Great times playing stickball and kick the can on Sundays, everything was closed because of the Blue Laws.

Bathgate Avenue

I used to go shopping on Bathgate Avenue with my mother in the early 1950's. I was still a kid and it was an exciting place. Open display cases in front of the stores, the smells of dried fish and ethnic foods baking in the sun. The area was much more crowded in the 1950's. If I remember correctly there were still some pushcarts in those days. Bathgate Avenue is near Crotona Park.

Pop vs soda

This shows that the word "pop" was still in use in NYC at that time, with the word "soda" presumably meaning an ice cream soda. The word "soda" has all but obliterated "pop" for soft drink in most of the country now.

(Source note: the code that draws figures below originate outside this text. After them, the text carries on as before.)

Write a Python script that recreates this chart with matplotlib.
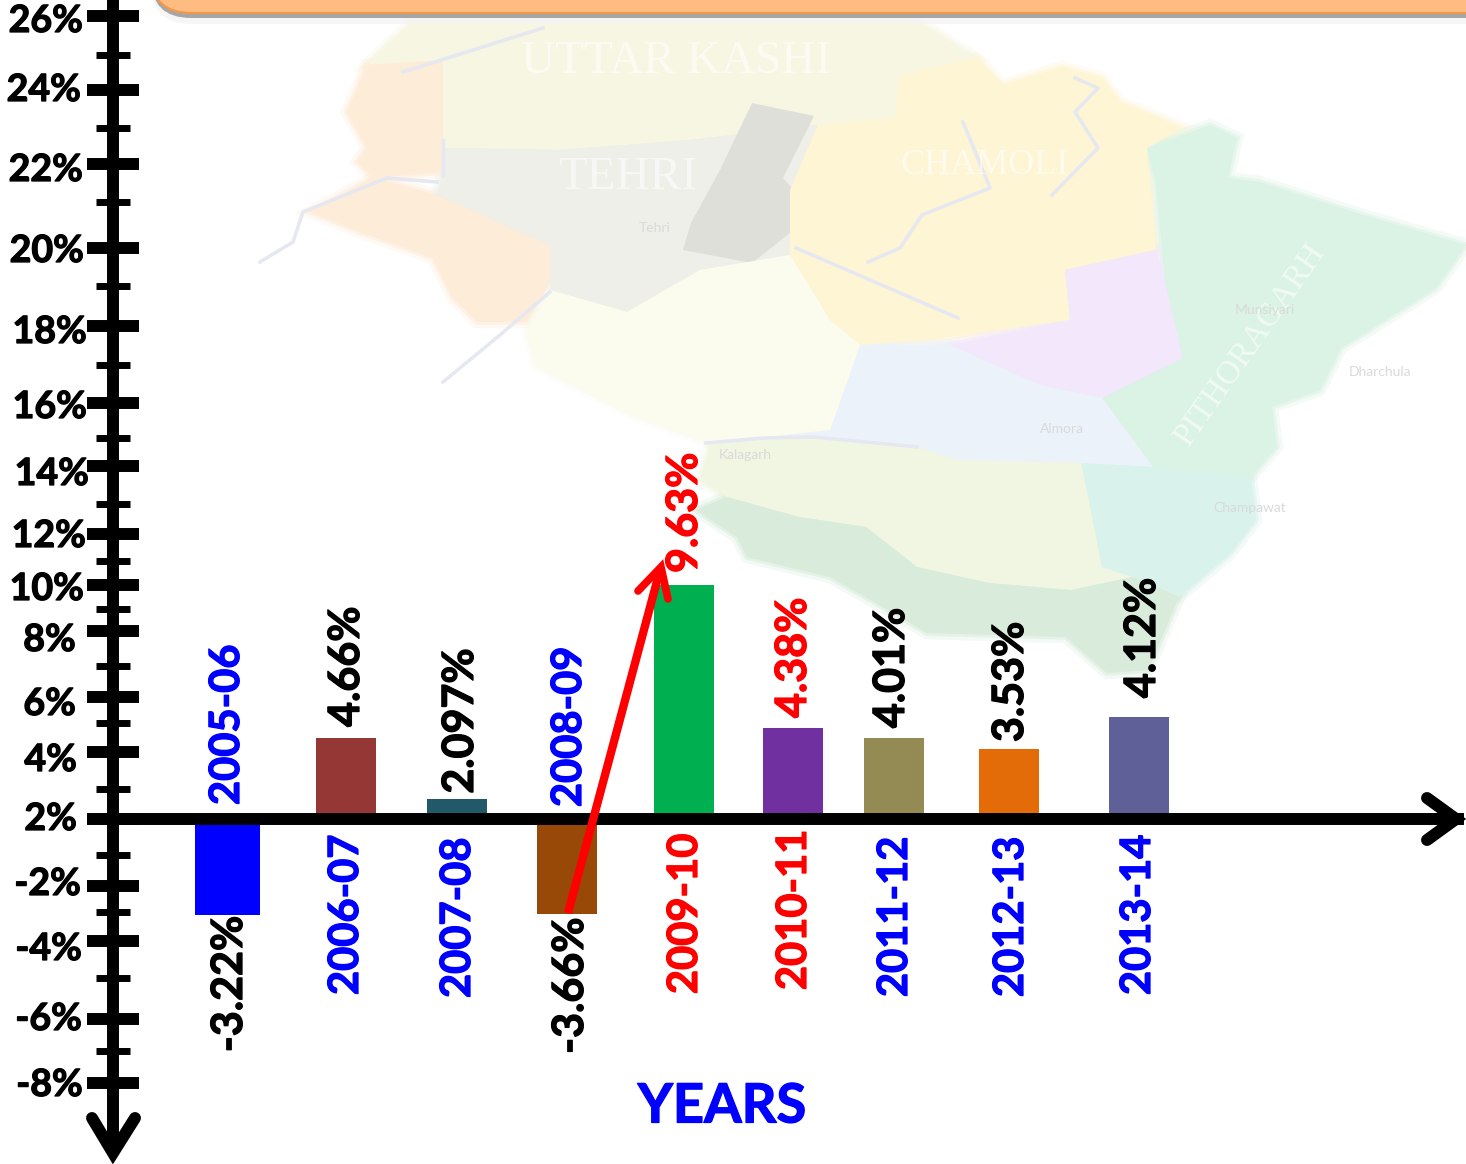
import numpy as np
import matplotlib
matplotlib.use("Agg")
import matplotlib.pyplot as plt
import matplotlib.patheffects as pe
from matplotlib.patches import Polygon, FancyBboxPatch
from matplotlib.transforms import Affine2D

# =============================
# Data
# =============================
years = ["2005-06", "2006-07", "2007-08", "2008-09", "2009-10",
         "2010-11", "2011-12", "2012-13", "2013-14"]
value_labels = ["-3.22%", "4.66%", "2.097%", "-3.66%", "9.63%",
                "4.38%", "4.01%", "3.53%", "4.12%"]
# bar ends as read against the drawn axis (it is not to scale with the labels)
bar_ends = [-3.1, 4.5, 2.67, -3.07, 10.0, 4.83, 4.48, 4.1, 5.23]
major_ticks = [26, 24, 22, 20, 18, 16, 14, 12, 10, 8, 6, 4, 2, -2, -4, -6, -8]
minor_ticks = [25, 23, 21, 19, 17, 15, 13, 11, 9, 7, 5, 3, 0, -3, -5, -7]

# =============================
# Layout (pixels of the 1466x1164 picture)
# =============================
W, H = 1466, 1164
BASELINE = 2

# the printed axis has uneven gaps, so the y scale is piecewise
scale_vals = [-10, -8, -7, -6, -5, -4, -3, -2, 0, 2, 3, 4, 5, 6, 7, 8, 9, 10,
              11, 12, 13, 14, 15, 16, 17, 18, 19, 20, 21, 22, 23, 24, 25, 26, 26.5]
scale_pix = [1164, 1083, 1051, 1019, 978, 941, 912, 886, 855, 819, 789, 752, 723, 697,
             666, 631, 609, 585, 561, 534, 504, 466, 438, 403, 365, 326, 286, 248,
             202, 164, 128, 90, 55, 16, 0]

bar_x = [227.5, 346, 457, 567, 684, 793, 894, 1009, 1139]
bar_w = [65, 60, 60, 60, 60, 60, 60, 60, 60]
bar_colors = ["#0000FF", "#953735", "#215968", "#984807", "#00B050",
              "#7030A0", "#948A54", "#E36C09", "#5F6098"]

year_x = [227, 346, 458, 569, 685, 794, 895, 1011, 1138]
year_y = [725, 915, 918, 727, 914, 910, 917, 917, 915]
year_colors = ["blue", "blue", "blue", "blue", "red", "red", "blue", "blue", "blue"]
val_x = [229, 346, 460, 570, 684, 793, 891, 1010, 1142]
val_y = [984, 667, 721, 986, 513, 658, 668, 682, 638]
val_colors = ["black", "black", "black", "black", "red", "red", "black", "black", "black"]

label_right = [83, 81, 83, 84, 87, 87, 89, 86, 84, 76, 76, 77, 77, 81, 82, 82, 83]
label_y = [21, 90, 170, 251, 332, 407, 474, 536, 589, 640, 704, 760, 819, 884, 949, 1019, 1085]

# faint map behind the chart
map_regions = [
    ("#F6F6E2", [(417, 18), (913, 18), (976, 58), (900, 75), (895, 118), (818, 125), (690, 140), (560, 150),
                 (443, 148), (443, 60), (367, 65), (387, 45)]),
    ("#FDECD8", [(367, 65), (443, 60), (443, 172), (373, 178), (357, 162), (367, 148), (347, 112)]),
    ("#FDECD8", [(373, 178), (437, 195), (550, 245), (550, 282), (527, 322), (477, 322), (453, 298),
                 (433, 258), (360, 232), (310, 212)]),
    ("#EDEFE8", [(443, 148), (560, 150), (690, 140), (818, 125), (790, 190), (790, 255), (700, 270), (627, 312),
                 (550, 290), (550, 245), (437, 195), (443, 172)]),
    ("#DFDFDA", [(752, 103), (814, 116), (783, 178), (814, 214), (752, 263), (683, 250), (691, 223), (720, 170)]),
    ("#FEF5D4", [(900, 75), (976, 58), (1003, 85), (1062, 67), (1102, 78), (1120, 102), (1183, 128), (1147, 148),
                 (1156, 250), (1065, 270), (1070, 320), (925, 340), (860, 345), (830, 320), (790, 255),
                 (790, 190), (818, 125), (895, 118)]),
    ("#DBF3E4", [(1147, 148), (1210, 125), (1237, 138), (1228, 178), (1260, 182), (1363, 215), (1466, 245),
                 (1436, 288), (1341, 348), (1320, 390), (1272, 407), (1277, 447), (1251, 477), (1153, 467),
                 (1102, 398), (1183, 358), (1165, 282), (1156, 182)]),
    ("#F3E7FB", [(1065, 270), (1156, 250), (1165, 282), (1183, 358), (1102, 398), (1040, 385), (950, 345), (1070, 320)]),
    ("#EBF2F9", [(860, 345), (950, 345), (1040, 385), (1102, 398), (1153, 467), (1081, 463), (958, 460),
                 (917, 447), (814, 437), (711, 443), (830, 430)]),
    ("#FBFBEE", [(527, 332), (550, 290), (627, 312), (700, 270), (790, 255), (830, 320), (860, 345), (830, 430),
                 (711, 443), (627, 412), (537, 365)]),
    ("#F1F6E2", [(711, 443), (814, 437), (917, 447), (958, 460), (1081, 463), (1087, 490), (1102, 567), (1133, 577),
                 (1071, 590), (989, 583), (917, 567), (866, 527), (799, 517), (727, 497), (700, 480)]),
    ("#D9F2EB", [(1087, 490), (1081, 463), (1153, 467), (1251, 477), (1256, 520), (1231, 553), (1179, 597),
                 (1133, 577), (1102, 567)]),
    ("#D9ECDB", [(696, 510), (727, 497), (799, 517), (866, 527), (917, 567), (989, 583), (1071, 590), (1133, 577),
                 (1179, 597), (1148, 670), (1107, 673), (1066, 637), (927, 633), (876, 603), (830, 577),
                 (747, 557), (737, 537)]),
]
rivers = [
    [(260, 262), (293, 242), (303, 212), (387, 178), (437, 182)],
    [(443, 382), (500, 335), (550, 292)],
    [(403, 72), (543, 28)],
    [(443, 140), (443, 175)],
    [(1075, 78), (1098, 88), (1075, 112), (1098, 148), (1052, 195)],
    [(963, 122), (990, 188), (922, 215), (900, 248), (868, 262)],
    [(796, 248), (958, 318)],
    [(706, 443), (763, 438), (814, 437), (917, 447)],
]
map_titles = [("UTTAR KASHI", 676, 62, 0, 34), ("TEHRI", 628, 178, 0, 34),
              ("CHAMOLI", 985, 165, 0, 26), ("PITHORAGARH", 1250, 345, 55, 24)]
map_places = [("Tehri", 655, 228), ("Kalagarh", 745, 455), ("Almora", 1062, 429),
              ("Munsiyari", 1265, 310), ("Dharchula", 1380, 372), ("Champawat", 1250, 508)]

# =============================
# Figure and scale
# =============================
plt.rcParams["font.family"] = ["Lato", "DejaVu Sans"]
plt.rcParams["font.weight"] = "bold"

fig = plt.figure(figsize=(W / 100, H / 100), dpi=100)
ax = fig.add_axes([0, 0, 1, 1])
ax.patch.set_alpha(0)

pix_up = -np.array(scale_pix, dtype=float)

def forward(v):
    return np.interp(v, scale_vals, pix_up)

def inverse(p):
    return np.interp(p, pix_up, scale_vals)

ax.set_yscale("function", functions=(forward, inverse))
ax.set_xlim(0, W)
ax.set_ylim(-10, 26.5)

# picture pixels, top-left origin
px = Affine2D().scale(1, -1).translate(0, H)

def label(x, y, s, color, size, **kw):
    # Calibri bold is heavier than Lato bold, a thin stroke makes up for it
    ax.text(x, y, s, color=color, fontsize=size, va="center", transform=px, zorder=5,
            path_effects=[pe.withStroke(linewidth=0.9, foreground=color)], **kw)

# =============================
# Background map and header box
# =============================
for color, pts in map_regions:
    # wide see-through edges keep the borders as soft as in the blurred map
    ax.add_patch(Polygon(pts, closed=True, fc="none", ec=color, lw=9, alpha=0.3, transform=px, zorder=0))
    ax.add_patch(Polygon(pts, closed=True, fc=color, ec=color, lw=4, alpha=0.5, transform=px, zorder=0))
    ax.add_patch(Polygon(pts, closed=True, fc=color, ec="none", transform=px, zorder=0.1))
for pts in rivers:
    xs, ys = zip(*pts)
    ax.plot(xs, ys, color="#E5E7F1", lw=2.5, transform=px, zorder=0.5)
for s, x, y, rot, size in map_titles:
    ax.text(x, y, s, color="white", alpha=0.6, fontsize=size, rotation=rot, ha="center", va="center",
            family="Liberation Serif", fontweight="normal", transform=px, zorder=0.6)
for s, x, y in map_places:
    ax.text(x, y, s, color="#DADADA", fontsize=10, ha="center", va="center",
            fontweight="normal", transform=px, zorder=0.6)

ax.add_patch(FancyBboxPatch((151, -60), 1400, 84, boxstyle="round,pad=0,rounding_size=40",
                            fc="#F4F4F4", ec="none", alpha=0.8, transform=px, zorder=1))
ax.add_patch(FancyBboxPatch((151, -60), 1400, 78, boxstyle="round,pad=0,rounding_size=40",
                            fc="#A6A6A6", ec="none", transform=px, zorder=1.05))
ax.add_patch(FancyBboxPatch((151, -60), 1400, 73, boxstyle="round,pad=0,rounding_size=40",
                            fc="#FFBC80", ec="#F79646", lw=1.5, transform=px, zorder=1.1))

# =============================
# Bars
# =============================
ax.bar(bar_x, np.array(bar_ends) - BASELINE, bottom=BASELINE, width=bar_w,
       color=bar_colors, zorder=2)

# =============================
# Axes
# =============================
for side in ["top", "right"]:
    ax.spines[side].set_visible(False)
ax.spines["left"].set_position(("data", 112.5))
ax.spines["bottom"].set_position(("data", BASELINE))
ax.spines["left"].set_linewidth(8.6)
ax.spines["bottom"].set_linewidth(8.6)
ax.spines["bottom"].set_bounds(107, 1458)
ax.spines["left"].set_bounds(-9.5, 26.5)

ax.set_xticks([])
ax.set_yticks(major_ticks)
ax.set_yticks(minor_ticks, minor=True)
ax.set_yticklabels([])
ax.tick_params(axis="y", which="major", direction="inout", length=38, width=8.6)
ax.tick_params(axis="y", which="minor", direction="inout", length=25, width=5)

for v, right, y in zip(major_ticks, label_right, label_y):
    label(right, y, f"{v}%", "black", 27, ha="right")

# axis arrow heads
ax.plot([1427, 1456, 1427], [798, 819, 840], color="black", lw=8.6, transform=px,
        solid_capstyle="round", solid_joinstyle="miter", zorder=4)
ax.plot([92, 113, 135], [1118, 1153, 1118], color="black", lw=8.6, transform=px,
        solid_capstyle="round", solid_joinstyle="miter", zorder=4)

# =============================
# Labels
# =============================
for t, x, y, c in zip(years, year_x, year_y, year_colors):
    label(x, y, t, c, 30, rotation=90, ha="center")
for t, x, y, c in zip(value_labels, val_x, val_y, val_colors):
    label(x, y, t, c, 31, rotation=90, ha="center")
label(722, 1107, "YEARS", "blue", 39, ha="center")

# red arrow from the 2008-09 drop to the 2009-10 peak
ax.plot([568, 660], [913, 570], color="red", lw=6, transform=px, solid_capstyle="butt", zorder=6)
ax.plot([638, 661, 668], [591, 567, 599], color="red", lw=5.5, transform=px,
        solid_capstyle="round", solid_joinstyle="miter", zorder=6)

plt.savefig("out.png", dpi=100)
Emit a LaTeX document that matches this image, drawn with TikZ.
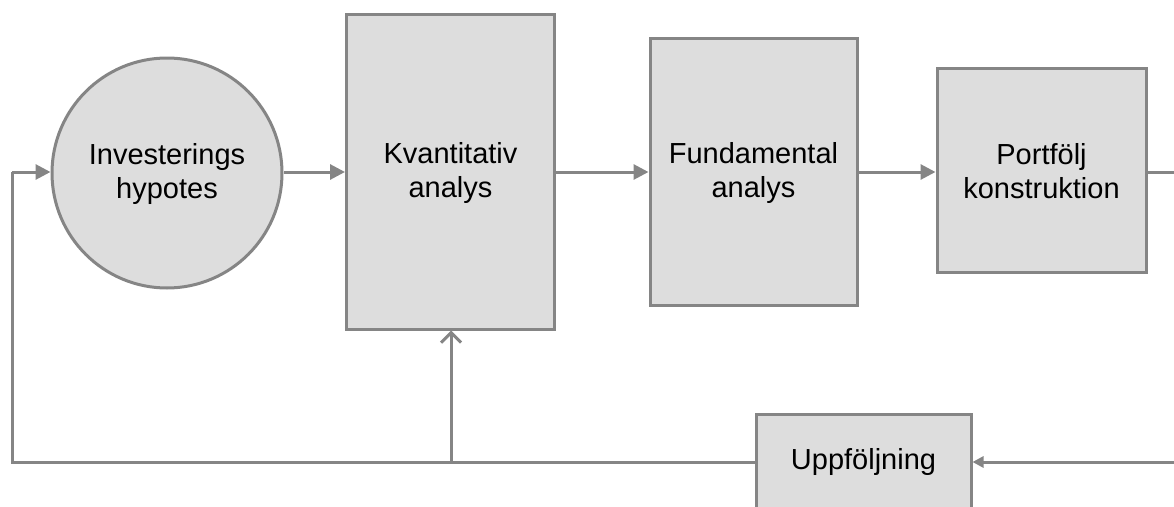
\documentclass[tikz,border=0pt]{standalone}
\usepackage{fontspec}
\setmainfont{Liberation Sans}
\usetikzlibrary{arrows.meta}
\definecolor{boxfill}{HTML}{DDDDDD}
\definecolor{edgegray}{HTML}{858585}
\tikzset{
  procbox/.style={draw=edgegray, line width=3pt, fill=boxfill, inner sep=0pt, align=center,
    font=\fontsize{29}{34}\selectfont},
  flow/.style={draw=edgegray, line width=3pt, -{Triangle[length=15pt,width=15pt]}},
  openflow/.style={draw=edgegray, line width=3pt, -{Straight Barb[length=10pt,width=20pt,line width=3pt]}},
  plain/.style={draw=edgegray, line width=3pt},
}
\begin{document}
\begin{tikzpicture}[x=1pt,y=-1pt]
\useasboundingbox (0,0) rectangle (1174,506);
\clip (0,0) rectangle (1174,506);
\node[procbox, circle, minimum size=230pt] (hyp) at (167,173) {\strut Investerings\\hypotes};
\node[procbox, minimum width=208pt, minimum height=315pt] (kvant) at (450.5,171.5) {\strut Kvantitativ\\analys};
\node[procbox, minimum width=207pt, minimum height=267pt] (fund) at (753.5,171.5) {\strut Fundamental\\analys};
\node[procbox, minimum width=209pt, minimum height=204pt] (port) at (1041.5,170) {\strut Portfölj\\konstruktion};
\node[procbox, minimum width=215pt, minimum height=95pt] (upp) at (863.5,462) {Uppföljning};
\coordinate (rightout) at (1180,172);
\coordinate (rightin) at (1180,462);
\coordinate (leftdown) at (12,462);
\coordinate (leftup) at (12,172);
\coordinate (junc) at (451,462);
% main flow
\draw[flow] (hyp.east |- 0,172) -- (kvant.west |- 0,172);
\draw[flow] (kvant.east |- 0,172) -- (fund.west |- 0,172);
\draw[flow] (fund.east |- 0,172) -- (port.west |- 0,172);
\draw[plain] (port.east |- 0,172) -- (rightout);
% feedback
\draw[flow, -{Triangle[length=11pt,width=11pt]}] (rightin) -- (upp.east);
\draw[plain] (upp.west) -- (leftdown) -- (leftup);
\draw[flow] (leftup) -- (hyp.west |- 0,172);
\draw[openflow] (junc) -- (kvant.south -| junc);
\end{tikzpicture}
\end{document}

If you still say "pop" you're really from the hinterlands.

Bathgate Avenue

I googled the address and it is shown to be between Claremont Parkway and East 172nd Street. It was never considered a Garden Spot.

The one little boy

The one little boy appears to be carrying a toy airplane while the stroller has a piece of wood being used to keep it from rolling away.


Nothing really changes

Funny, I've seen scenes just like this (with different languages on the signs and different clothes) in Cueramaro, GTO and Oakland, CA within the last few months. We don't really change as much as we think sometimes...

Billy Bathgate

I lived on Bathgate and 187th four years ago when I went to school at Fordham. Looking at the address on the bulding I wonder what the cross-street was at this time?